Dr. Joseph Hathaway, Jr. of the Gastroenterology Institute in Statesboro said his move to Bulloch County a year ago was instigated by the need to return to practicing medicine the way he always envisioned it.
"When I was working in a large gastroenterology practice in Savannah, I did not spend a lot of time with my patients," he said. "The way the practice was set up, a lot of the face time with patients was done by a physician's assistant, and I really missed that one-on-one interaction."
Hathaway said he decided to leave the practice in Savannah to open his own practice in Statesboro and be on staff with East Georgia Regional Medical Center.
"I have always had a lot of patients from the surrounding area, particularly Statesboro and Hinesville," he said. "It just seemed like a very logical place to build my own practice, and the people here are so very nice."
Hathaway also felt it was important to bring certain medical procedures to Statesboro that were not being performed here so residents would not have to leave this area to have them done. One of those procedures is the Endoscopic retrograde cholangiopancreatography, or ERCP, which is a specialized technique used to study the bile ducts, pancreatic duct and gallbladder.
Other procedures performed by Hathaway include colonoscopy, capsule endoscopy, upper endoscopy, flexible sigmoidoscopy, PH monitoring, esophageal manometry, PEG tube insertion, esophageal dilation, ablation of Barrett's Mucosa.
Statesboro resident Walt Strickland has been a patient of Dr. Hathaway's for over ten years. Strickland said he is thrilled that he doesn't have to go to Savannah any more for treatment.
"Not only is he a good doctor, he really is just a good guy with a great attitude," Strickland said. "I was originally referred to Dr. Hathaway by a physician at Ft. Stewart. The first thing that I noticed was his bedside manner. Not only did he address me, but he talked to my wife as well. You can tell that he truly cares about your well being."
Hathaway said he feels it is very important to get to know your patients in order to provide the best possible care.

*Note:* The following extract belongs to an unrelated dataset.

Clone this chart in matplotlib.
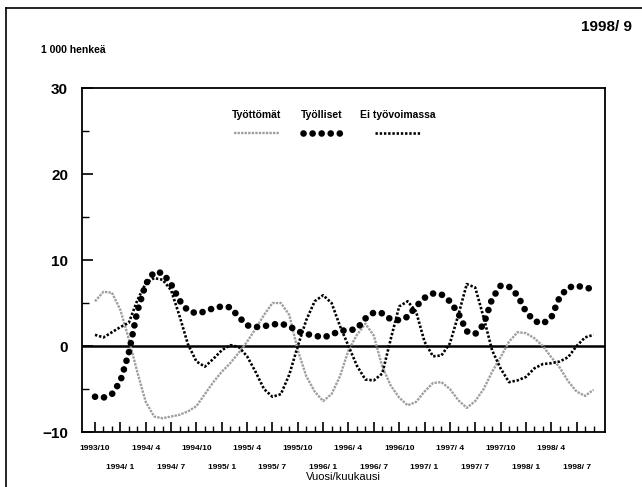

"I want to understand their concerns, and work with them on alleviating whatever the problem is," he said. "To do that, you need to visit with them and establish a rapport. I really enjoy that aspect of medicine. I truly missed that when I was practicing in Savannah, and knew that I needed to make a change."
Hathaway said his mission now is to let doctors in this area know all of the procedures that he performs on a routine basis.
"Everyone is busy, so it can be hard to get the word out about what you do," he said. "A lot of physicians don't realize that we work with the liver, for instance. But, most importantly, a lot of their patients don't need to go out-of-town any longer to have certain things done, and if someone needs care immediately, we can certainly work them in. I love working, and I love what I do, so I will spend whatever time is necessary to treat someone."